In college, I became the “journalist with a cause,” the most out-spoken writer on The Davidsonian. The Editor-in-Chief was traditionally elected by the entire student body each Spring from the rising class of seniors-to-be. My “politics” were too radical: I came in second and served as Assistant Editor. It was a position that opened the door for a summer job at my home-town newspaper, the Winston-Salem Journal, as a trainee, someone who was fast-tracked to become a full-time staff member after graduation.

I discovered that journalism was too impersonal, intrusive and imprecise for me. I turned instead to teaching — English, of course, and history too. Within years, with my journalistic background, I was suddenly and unexpectedly elevated to the Director of Communications at The Choate School, a New England boarding school. I found myself responsible for publishing the school’s quarterly alumni journal, catalog, fund-raising materials and whatever else required a “writer.” While I later moved from institution to institution, the course of my professional career was set.

So again, I have spent my entire life writing. But I never considered myself a “writer.” Never, that is, until 2005, at age 67.

The change in attitude was unanticipated, yet unsurprising. At long last, I now found myself truly writing a BOOK. Not this one, but a major historical treatise. A BOOK!

My god, I thought. I’m actually writing something important. Not some feature article dashed off in a day. Not a fund-raising pitch to coax money from pinched pockets. Not even a passionate editorial about some subject of personal concern. This time, I’m writing a BOOK.

My perspective changed almost overnight.

Discovering the world of “The Writer”

The book project presented me with a problem: it seemed just too large and complicated for Microsoft Word, and the bibliographical and footnoting requirements appeared almost impossible to handle, especially since I’ve forgotten how to use hand-written index cards. Moreover, I began to fret – how do I sell this project to a publisher?

The book arrived on top of a rather productive “retirement” career as a writer of feature articles, almost all snapped up hungrily by low-paying publications in Manila and Puerto Vallarta, where I split my time between residences. As a “WRITER,” I realized I should be earning more money from these efforts.

These questions and concerns set me on an obsessive – at age 67, there wasn’t any time to waste — quest to learn all I could about the world of writing. To be honest, I’m astonished at what I learned.
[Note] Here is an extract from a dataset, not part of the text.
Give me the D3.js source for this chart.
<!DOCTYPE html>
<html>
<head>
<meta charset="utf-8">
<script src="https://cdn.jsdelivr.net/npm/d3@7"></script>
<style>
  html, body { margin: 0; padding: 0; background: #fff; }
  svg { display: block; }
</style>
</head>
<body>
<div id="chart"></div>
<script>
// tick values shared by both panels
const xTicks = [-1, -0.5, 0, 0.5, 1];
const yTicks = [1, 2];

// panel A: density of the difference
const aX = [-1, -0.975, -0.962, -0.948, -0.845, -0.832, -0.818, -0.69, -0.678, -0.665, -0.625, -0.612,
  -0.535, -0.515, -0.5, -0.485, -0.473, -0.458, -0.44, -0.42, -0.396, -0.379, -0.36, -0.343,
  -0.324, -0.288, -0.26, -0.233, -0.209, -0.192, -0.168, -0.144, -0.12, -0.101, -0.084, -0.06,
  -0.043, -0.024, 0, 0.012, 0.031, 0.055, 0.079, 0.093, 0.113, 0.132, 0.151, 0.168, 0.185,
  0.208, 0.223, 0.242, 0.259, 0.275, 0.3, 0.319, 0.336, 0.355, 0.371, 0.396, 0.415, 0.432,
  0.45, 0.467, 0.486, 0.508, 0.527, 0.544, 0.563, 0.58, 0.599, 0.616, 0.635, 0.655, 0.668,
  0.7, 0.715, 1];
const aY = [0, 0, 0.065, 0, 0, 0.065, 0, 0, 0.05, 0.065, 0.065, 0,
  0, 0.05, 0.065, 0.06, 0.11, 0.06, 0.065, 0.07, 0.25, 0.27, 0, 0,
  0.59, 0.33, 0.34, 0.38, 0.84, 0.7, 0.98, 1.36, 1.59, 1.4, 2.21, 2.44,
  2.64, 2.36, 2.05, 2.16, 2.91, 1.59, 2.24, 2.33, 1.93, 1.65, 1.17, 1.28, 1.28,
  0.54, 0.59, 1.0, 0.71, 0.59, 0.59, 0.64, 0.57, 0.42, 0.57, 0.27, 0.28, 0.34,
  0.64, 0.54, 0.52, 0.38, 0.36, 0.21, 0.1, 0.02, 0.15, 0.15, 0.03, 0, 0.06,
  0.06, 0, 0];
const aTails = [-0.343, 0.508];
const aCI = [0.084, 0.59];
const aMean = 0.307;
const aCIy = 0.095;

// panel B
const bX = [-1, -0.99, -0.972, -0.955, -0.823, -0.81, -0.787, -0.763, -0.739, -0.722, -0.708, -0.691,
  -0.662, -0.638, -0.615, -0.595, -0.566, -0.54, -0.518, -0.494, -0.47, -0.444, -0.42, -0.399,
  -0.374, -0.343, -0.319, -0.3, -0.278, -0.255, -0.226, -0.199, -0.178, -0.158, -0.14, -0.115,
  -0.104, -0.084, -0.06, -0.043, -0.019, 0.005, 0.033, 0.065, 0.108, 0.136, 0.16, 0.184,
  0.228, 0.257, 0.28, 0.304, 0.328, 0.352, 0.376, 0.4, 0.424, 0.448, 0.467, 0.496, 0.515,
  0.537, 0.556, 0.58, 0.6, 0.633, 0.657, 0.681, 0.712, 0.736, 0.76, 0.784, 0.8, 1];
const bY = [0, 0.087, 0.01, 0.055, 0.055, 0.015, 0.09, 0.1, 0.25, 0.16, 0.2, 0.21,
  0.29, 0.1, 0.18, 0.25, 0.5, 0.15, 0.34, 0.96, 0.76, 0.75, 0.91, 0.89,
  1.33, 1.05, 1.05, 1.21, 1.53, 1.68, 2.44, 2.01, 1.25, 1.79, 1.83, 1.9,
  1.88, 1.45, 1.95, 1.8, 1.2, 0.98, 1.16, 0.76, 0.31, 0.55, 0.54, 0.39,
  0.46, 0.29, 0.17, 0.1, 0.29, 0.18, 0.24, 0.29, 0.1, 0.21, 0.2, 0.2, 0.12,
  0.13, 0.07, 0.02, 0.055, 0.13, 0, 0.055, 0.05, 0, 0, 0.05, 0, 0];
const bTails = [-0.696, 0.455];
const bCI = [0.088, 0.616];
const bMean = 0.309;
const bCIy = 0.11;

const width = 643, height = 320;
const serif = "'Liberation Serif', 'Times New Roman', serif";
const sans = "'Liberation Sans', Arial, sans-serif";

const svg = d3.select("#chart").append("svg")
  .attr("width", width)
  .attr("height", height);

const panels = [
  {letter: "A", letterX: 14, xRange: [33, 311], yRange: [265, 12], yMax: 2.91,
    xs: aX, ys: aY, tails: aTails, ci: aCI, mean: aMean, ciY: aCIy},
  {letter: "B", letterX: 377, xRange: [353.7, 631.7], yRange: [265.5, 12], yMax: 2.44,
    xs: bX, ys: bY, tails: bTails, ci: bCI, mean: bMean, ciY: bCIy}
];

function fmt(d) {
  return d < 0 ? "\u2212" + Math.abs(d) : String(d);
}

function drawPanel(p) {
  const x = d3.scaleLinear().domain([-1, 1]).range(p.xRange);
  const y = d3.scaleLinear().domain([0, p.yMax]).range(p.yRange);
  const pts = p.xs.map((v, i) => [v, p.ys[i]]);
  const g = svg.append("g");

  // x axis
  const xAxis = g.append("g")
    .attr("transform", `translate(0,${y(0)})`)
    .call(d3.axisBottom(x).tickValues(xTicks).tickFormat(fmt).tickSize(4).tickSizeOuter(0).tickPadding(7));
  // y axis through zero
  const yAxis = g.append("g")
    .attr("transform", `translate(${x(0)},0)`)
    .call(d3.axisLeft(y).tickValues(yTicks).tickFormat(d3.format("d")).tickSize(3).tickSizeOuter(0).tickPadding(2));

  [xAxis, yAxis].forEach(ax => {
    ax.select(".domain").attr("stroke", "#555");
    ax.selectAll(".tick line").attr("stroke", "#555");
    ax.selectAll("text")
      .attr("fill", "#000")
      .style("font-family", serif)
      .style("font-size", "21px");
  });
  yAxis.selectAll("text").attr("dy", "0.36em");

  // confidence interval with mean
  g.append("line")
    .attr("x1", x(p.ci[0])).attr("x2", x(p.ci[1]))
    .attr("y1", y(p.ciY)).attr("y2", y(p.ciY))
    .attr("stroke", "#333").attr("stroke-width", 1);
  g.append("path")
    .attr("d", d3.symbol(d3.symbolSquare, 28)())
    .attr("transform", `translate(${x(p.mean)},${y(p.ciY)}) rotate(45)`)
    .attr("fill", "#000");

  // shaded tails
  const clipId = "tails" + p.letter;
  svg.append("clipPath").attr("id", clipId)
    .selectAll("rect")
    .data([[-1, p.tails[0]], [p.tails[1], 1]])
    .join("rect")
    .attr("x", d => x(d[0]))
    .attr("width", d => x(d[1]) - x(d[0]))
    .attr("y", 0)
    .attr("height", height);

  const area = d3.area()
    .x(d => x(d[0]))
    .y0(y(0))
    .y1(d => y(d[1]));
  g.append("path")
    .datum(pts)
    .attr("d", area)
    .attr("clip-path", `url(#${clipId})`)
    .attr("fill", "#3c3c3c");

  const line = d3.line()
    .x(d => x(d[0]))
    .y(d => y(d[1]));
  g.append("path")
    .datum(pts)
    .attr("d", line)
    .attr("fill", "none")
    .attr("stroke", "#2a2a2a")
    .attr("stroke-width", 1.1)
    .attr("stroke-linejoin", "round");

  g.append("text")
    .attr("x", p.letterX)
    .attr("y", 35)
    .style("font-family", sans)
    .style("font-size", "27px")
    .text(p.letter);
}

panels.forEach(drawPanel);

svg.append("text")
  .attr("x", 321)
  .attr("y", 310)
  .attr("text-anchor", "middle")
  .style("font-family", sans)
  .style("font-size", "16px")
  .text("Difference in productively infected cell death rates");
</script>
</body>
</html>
To keep track of my discoveries, I tossed them as they occurred into a capable outlining program on my laptop. The outline grew and grew, way beyond my imagination. Fortunately, the program facilitated the effort, allowing easy reorganization of the information and allowing me to “collapse” the details into a simple overview. After a year, I discovered that yet a second book had grown, unawares, right there on my laptop. The information I’ve gathered just seems too important to keep to myself.

At the top of my list of discoveries are the multitude of software tools designed to make the writer’s life easier. Everything from alternative word prcocessors, to scheduling tools, to bibliographic databases, to submission tracking programs. I also gained insight into the broad-reaching scale of the writer’s world and into ways to join the community.
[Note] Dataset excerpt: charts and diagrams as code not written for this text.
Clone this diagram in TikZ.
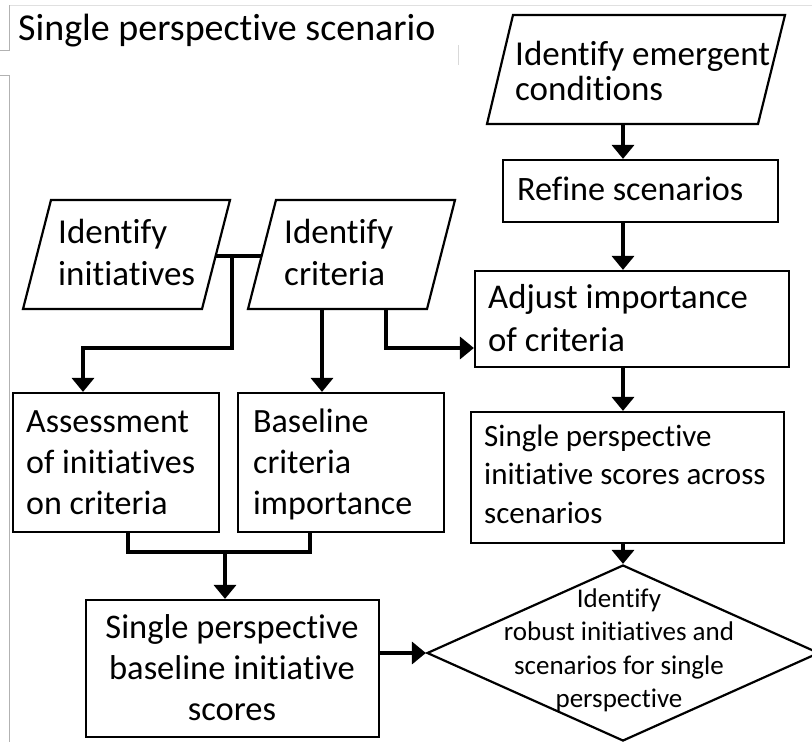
\documentclass[tikz,border=0pt]{standalone}
\usepackage{fontspec}
\setmainfont[Ligatures={NoCommon}]{Carlito}
\usetikzlibrary{arrows.meta,shapes.geometric,calc}
\newcommand\fsz[2]{\fontsize{#1}{#2}\selectfont}
\newcommand\lnsL[1]{\vtop{\lineskiplimit=-100pt\lineskip=0pt\halign{##\hfil\cr#1\crcr}}}
\newcommand\lnsC[1]{\vtop{\lineskiplimit=-100pt\lineskip=0pt\halign{\hfil##\hfil\cr#1\crcr}}}
\begin{document}
\begin{tikzpicture}[x=1pt,y=-1pt,
  box/.style={draw, line width=2.2pt, inner sep=0pt},
  conn/.style={line width=3.6pt},
  arr/.style={conn, -{Triangle[width=22pt,length=14pt]}},
  txt/.style={inner sep=0pt, anchor=base west},
  ctxt/.style={inner sep=0pt, anchor=base},
  frame/.style={draw=black!30, line width=1pt}]
\useasboundingbox (0,0) rectangle (812,742);
\fill[white] (0,0) rectangle (812,742);
% faint frame remnants
\draw[draw=black!12, line width=1pt] (9,5) -- (812,5);
\draw[frame] (9,5) -- (9,50) -- (0,50);
\draw[frame] (0,75) -- (9,75) -- (9,742);
\draw[draw=black!15, line width=1pt] (458,45) -- (458,65);
% title
\node[txt] (title) at (18,40) {\fsz{38}{40}Single perspective scenario};
% parallelograms
\coordinate (iemTL) at (513,15); \coordinate (iemTR) at (785,15);
\coordinate (iemBR) at (758,124); \coordinate (iemBL) at (487,124);
\draw[box] (iemTL) -- (iemTR) -- (iemBR) -- (iemBL) -- cycle;
\coordinate (iniTL) at (51,200); \coordinate (iniTR) at (230,200);
\coordinate (iniBR) at (202,309); \coordinate (iniBL) at (23,309);
\draw[box] (iniTL) -- (iniTR) -- (iniBR) -- (iniBL) -- cycle;
\coordinate (icrTL) at (276,200); \coordinate (icrTR) at (455,200);
\coordinate (icrBR) at (427,309); \coordinate (icrBL) at (248,309);
\draw[box] (icrTL) -- (icrTR) -- (icrBR) -- (icrBL) -- cycle;
% rectangles
\node[box, minimum width=275pt, minimum height=62pt] (refine) at (640.5,191) {};
\node[box, minimum width=314pt, minimum height=96pt] (adjust) at (632,319) {};
\node[box, minimum width=313pt, minimum height=131pt] (spis) at (627.5,477.5) {};
\node[box, minimum width=206pt, minimum height=139pt] (assess) at (116,462.5) {};
\node[box, minimum width=206pt, minimum height=139pt] (basecrit) at (341,462.5) {};
\node[box, minimum width=293pt, minimum height=137pt] (spbis) at (232.5,668.5) {};
\node[box, diamond, minimum width=392pt, minimum height=176pt] (dia) at (623,653) {};
% texts
\node[txt] (t-iem) at (515,65) {\fsz{35}{35}\lnsL{Identify emergent\cr conditions}};
\node[txt] (t-refine) at (517,200) {\fsz{34.2}{42}Refine scenarios};
\node[txt] (t-adjust) at (488,308) {\fsz{34.7}{43.5}\lnsL{Adjust importance\cr of criteria}};
\node[txt] (t-ini) at (58,243) {\fsz{35}{42}\lnsL{Identify\cr initiatives}};
\node[txt] (t-icr) at (284,243) {\fsz{35}{42}\lnsL{Identify\cr criteria}};
\node[txt] (t-assess) at (26,432) {\fsz{34}{41}\lnsL{Assessment\cr of initiatives\cr on criteria}};
\node[txt] (t-basecrit) at (253,432) {\fsz{34}{41}\lnsL{Baseline\cr criteria\cr importance}};
\node[txt] (t-spis) at (484,446) {\fsz{31}{38.5}\lnsL{Single perspective\cr initiative scores across\cr scenarios}};
\node[ctxt] (t-spbis) at (232,638) {\fsz{34.5}{41}\lnsC{Single perspective\cr baseline initiative\cr scores}};
\node[ctxt] (t-dia) at (619,607) {\fsz{27}{33.5}\lnsC{Identify\cr robust initiatives and\cr scenarios for single\cr perspective}};
% connectors: right column
\coordinate (iemB) at (623,124);
\draw[arr] (iemB) -- (iemB |- refine.north);
\draw[arr] (refine.south -| iemB) -- (adjust.north -| iemB);
\draw[arr] (adjust.south -| iemB) -- (spis.north -| iemB);
\draw[arr] (spis.south -| iemB) -- (dia.north);
% initiatives / criteria junction
\coordinate (iniR) at ($(iniTR)!0.514!(iniBR)$);
\coordinate (icrL) at ($(icrTL)!0.514!(icrBL)$);
\draw[conn] (iniR) -- (icrL);
\coordinate (j1) at (232,256);
\coordinate (j2) at (232,348);
\coordinate (j3) at (83,348);
\draw[arr] (j1) -- (j2) -- (j3) -- (j3 |- assess.north);
\coordinate (icrB1) at (322,309);
\draw[arr] (icrB1) -- (icrB1 |- basecrit.north);
\coordinate (icrB2) at (386,309);
\coordinate (k) at (386,348);
\draw[arr] (icrB2) -- (k) -- (k -| adjust.west);
% bottom merge
\coordinate (a1) at (128,532);
\coordinate (b1) at (310,532);
\coordinate (m) at (225,552);
\draw[conn] (a1 |- assess.south) -- (a1 |- m) -- (b1 |- m) -- (b1 |- basecrit.south);
\draw[arr] (m) -- (m |- spbis.north);
\draw[arr] (spbis.east |- dia.west) -- (dia.west);
\end{tikzpicture}
\end{document}
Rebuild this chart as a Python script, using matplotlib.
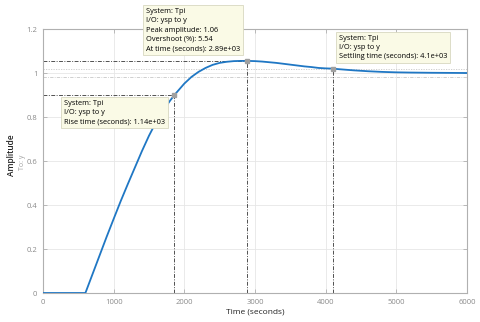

Out of curiosity, I’ve visited bookstores and university libraries and fingered my way through shelf after shelf of books for writers. No one yet, it seems, has pulled my own discoveries together into a presentation designed to save aspiring writers months of time treading the same paths of discovery. There was no choice for me: this book simply had to be written. Especially since all the legwork had been done and the material organized into outline form.

Getting The Most From This Book [or Blog]
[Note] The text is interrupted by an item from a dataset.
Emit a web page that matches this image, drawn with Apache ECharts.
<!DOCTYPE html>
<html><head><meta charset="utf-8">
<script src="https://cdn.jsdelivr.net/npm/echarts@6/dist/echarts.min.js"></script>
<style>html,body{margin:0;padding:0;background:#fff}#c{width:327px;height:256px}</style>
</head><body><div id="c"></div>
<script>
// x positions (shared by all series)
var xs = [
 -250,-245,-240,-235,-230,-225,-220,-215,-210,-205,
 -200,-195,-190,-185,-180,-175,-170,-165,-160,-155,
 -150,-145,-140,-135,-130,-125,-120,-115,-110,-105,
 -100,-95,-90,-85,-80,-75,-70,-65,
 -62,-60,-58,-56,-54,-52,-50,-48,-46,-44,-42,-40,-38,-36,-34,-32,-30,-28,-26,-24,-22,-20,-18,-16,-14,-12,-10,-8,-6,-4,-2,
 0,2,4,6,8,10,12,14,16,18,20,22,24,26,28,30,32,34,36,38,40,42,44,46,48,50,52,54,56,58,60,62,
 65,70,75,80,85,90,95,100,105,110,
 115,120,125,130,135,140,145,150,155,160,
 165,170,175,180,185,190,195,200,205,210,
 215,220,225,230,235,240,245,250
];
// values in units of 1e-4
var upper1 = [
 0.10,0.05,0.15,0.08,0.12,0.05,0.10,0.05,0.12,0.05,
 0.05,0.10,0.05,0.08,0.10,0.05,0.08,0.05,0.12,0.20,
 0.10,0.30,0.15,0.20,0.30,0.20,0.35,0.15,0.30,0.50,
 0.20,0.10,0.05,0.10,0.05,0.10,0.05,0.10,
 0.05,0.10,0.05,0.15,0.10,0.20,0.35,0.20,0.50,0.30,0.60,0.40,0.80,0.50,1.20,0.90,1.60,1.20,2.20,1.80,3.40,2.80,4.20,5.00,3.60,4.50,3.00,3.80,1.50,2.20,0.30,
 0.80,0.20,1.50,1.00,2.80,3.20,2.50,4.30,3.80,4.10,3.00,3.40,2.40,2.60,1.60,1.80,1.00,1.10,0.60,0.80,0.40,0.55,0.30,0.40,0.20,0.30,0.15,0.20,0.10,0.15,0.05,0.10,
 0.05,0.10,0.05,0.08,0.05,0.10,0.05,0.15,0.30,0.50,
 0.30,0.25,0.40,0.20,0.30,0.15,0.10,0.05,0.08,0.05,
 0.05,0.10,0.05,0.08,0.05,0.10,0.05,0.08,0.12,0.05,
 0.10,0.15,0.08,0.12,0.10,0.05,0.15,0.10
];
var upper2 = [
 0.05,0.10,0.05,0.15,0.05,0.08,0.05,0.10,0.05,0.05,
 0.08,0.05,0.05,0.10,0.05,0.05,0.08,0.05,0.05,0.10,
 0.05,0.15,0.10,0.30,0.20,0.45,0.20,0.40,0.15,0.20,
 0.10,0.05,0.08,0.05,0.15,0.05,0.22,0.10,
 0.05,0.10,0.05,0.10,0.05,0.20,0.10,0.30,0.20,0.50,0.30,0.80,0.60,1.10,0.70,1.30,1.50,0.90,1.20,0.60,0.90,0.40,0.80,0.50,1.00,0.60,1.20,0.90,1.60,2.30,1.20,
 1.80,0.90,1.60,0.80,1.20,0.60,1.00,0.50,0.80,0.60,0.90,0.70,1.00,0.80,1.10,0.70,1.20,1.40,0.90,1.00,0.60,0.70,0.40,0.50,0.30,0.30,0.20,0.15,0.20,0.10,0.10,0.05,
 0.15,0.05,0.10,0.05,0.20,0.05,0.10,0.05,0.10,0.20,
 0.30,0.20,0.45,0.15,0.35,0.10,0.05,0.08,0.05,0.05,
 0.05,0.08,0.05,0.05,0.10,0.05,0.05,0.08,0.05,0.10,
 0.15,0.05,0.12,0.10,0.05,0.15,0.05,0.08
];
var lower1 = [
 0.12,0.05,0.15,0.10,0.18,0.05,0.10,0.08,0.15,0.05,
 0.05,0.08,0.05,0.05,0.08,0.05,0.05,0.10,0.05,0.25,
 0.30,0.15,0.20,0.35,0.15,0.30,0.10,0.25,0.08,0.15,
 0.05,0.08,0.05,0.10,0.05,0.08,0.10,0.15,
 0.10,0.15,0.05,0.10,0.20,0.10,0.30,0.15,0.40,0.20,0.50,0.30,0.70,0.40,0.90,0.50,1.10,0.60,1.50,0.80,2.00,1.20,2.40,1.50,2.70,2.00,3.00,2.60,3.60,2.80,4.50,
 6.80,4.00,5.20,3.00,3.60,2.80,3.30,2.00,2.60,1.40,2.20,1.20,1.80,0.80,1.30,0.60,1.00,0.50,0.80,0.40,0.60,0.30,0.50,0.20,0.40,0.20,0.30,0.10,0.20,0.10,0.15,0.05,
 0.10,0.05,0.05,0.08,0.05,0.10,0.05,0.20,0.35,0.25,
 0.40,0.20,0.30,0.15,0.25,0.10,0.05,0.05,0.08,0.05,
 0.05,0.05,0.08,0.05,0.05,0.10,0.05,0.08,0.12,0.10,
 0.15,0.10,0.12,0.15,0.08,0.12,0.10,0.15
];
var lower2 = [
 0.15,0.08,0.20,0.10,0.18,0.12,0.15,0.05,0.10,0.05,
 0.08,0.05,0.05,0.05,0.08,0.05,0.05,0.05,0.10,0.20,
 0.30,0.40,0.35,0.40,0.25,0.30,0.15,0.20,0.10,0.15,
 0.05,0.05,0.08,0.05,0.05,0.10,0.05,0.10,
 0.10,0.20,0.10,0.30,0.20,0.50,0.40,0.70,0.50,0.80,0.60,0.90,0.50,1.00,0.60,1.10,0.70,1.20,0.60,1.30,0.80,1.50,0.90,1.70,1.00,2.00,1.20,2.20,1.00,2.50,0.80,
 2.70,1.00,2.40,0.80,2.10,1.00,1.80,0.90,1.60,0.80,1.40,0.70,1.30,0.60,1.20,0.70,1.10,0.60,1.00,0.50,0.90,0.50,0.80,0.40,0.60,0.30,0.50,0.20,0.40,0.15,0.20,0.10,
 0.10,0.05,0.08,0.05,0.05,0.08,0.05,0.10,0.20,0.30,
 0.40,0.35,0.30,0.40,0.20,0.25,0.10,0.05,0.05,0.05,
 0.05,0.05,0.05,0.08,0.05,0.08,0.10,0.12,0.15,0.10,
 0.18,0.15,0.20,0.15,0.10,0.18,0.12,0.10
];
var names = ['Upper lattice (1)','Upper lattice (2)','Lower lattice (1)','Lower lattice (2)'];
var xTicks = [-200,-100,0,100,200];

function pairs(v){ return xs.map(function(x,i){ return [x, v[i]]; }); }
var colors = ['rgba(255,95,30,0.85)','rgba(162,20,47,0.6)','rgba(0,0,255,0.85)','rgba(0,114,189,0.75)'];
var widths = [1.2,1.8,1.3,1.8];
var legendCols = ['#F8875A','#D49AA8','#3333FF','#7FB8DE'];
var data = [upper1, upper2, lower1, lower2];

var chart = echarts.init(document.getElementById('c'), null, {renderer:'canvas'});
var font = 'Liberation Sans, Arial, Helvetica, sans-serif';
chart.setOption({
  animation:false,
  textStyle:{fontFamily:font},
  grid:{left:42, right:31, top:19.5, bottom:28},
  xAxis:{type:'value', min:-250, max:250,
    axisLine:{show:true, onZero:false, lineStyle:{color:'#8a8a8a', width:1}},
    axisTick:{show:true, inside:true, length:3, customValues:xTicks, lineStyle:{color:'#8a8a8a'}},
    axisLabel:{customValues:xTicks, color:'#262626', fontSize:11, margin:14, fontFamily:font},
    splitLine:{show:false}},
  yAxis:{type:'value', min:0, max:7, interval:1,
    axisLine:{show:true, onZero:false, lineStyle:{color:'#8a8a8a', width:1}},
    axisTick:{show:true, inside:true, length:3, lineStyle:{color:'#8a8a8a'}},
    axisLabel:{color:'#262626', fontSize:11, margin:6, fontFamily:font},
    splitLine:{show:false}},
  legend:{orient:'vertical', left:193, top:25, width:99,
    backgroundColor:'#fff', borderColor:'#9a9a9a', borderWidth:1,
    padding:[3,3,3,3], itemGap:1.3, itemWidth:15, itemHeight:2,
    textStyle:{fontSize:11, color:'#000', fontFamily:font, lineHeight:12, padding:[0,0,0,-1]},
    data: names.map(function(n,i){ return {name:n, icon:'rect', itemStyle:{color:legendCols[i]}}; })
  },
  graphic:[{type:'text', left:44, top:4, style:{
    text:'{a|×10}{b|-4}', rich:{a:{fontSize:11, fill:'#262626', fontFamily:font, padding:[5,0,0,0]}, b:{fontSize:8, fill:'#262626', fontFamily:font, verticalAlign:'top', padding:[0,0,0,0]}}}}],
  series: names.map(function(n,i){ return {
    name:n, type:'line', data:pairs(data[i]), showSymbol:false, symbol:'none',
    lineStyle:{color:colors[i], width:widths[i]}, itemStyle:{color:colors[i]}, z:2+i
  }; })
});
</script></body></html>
There are two levels of content here. The first is QUICK START information, aimed at helping a writer get up and running as quickly as possible. I’ve identified tools and resources with which a writer “can’t go wrong.” In a second level of information, I present many of the other, often similar resources available to the writer who simply must, as I did, try out all of them.

Most of the resources covered in the book are available online. Many are free programs; just download, install and use. Others are shareware demos, allowing the writer anywhere from 15-to-30 days free use, after which one is encouraged to buy. In addition, there are countless links to online sites of interest to writers – just click and go.

Many of the resources here will change over time. New software programs and upgrades to old ones will doubtless appear in a steady stream. Websites for writers will come and go. Moreover, other writers will certainly chime in with their own experiences and discoveries.

Therefore, this “book,” if you can call it that, will take shape and be delivered in a variety of ways. In fact, the book becomes its own “case study” in new routes to publication.

First, chapters in the book will come out in serial fashion on the internet, where it can be read for FREE. As it emerges, readers will have opportunities to feed back their own observations, strategies and suggestions. Chapters, over time, will certainly evolve, incorporating new information and broadening perspectives.

Second, for the impatient and those who work best from hard copies, the entire book will be available for purchase via a print-on-demand publisher, along with eBook versions for the seriously impatient. Readers will save money with the purchase, compared to printing out posts as the appear online. However, the book one buys today will probably be different from the copy one buys three months from now, as the latest changes will be introduced as they occur – instant “second-editions,” so to speak.

The objective is to get this material out to as many writers as possible, and in the freshest form possible. The hub of this effort is the book’s website: www.becoming-a-writer-seriously.com

Some advice for readers: study the screenshots in this book very closely. They are there not as decoration. You will discover that by studying the screenshots, looking at the various program tabs, drop-down menus, even the information in the program’s main screen, you will learn almost first-hand just how the program “thinks” and organizes things. All screenshots show an actual writer at work on an actual project.

A final word: please pass on to me whatever feedback you have to the material in the book, any discoveries you yourself have made. Many of these will be shared at the website for the benefit of all.

Thanks for entering into this book. And good luck on your own adventure as a writer.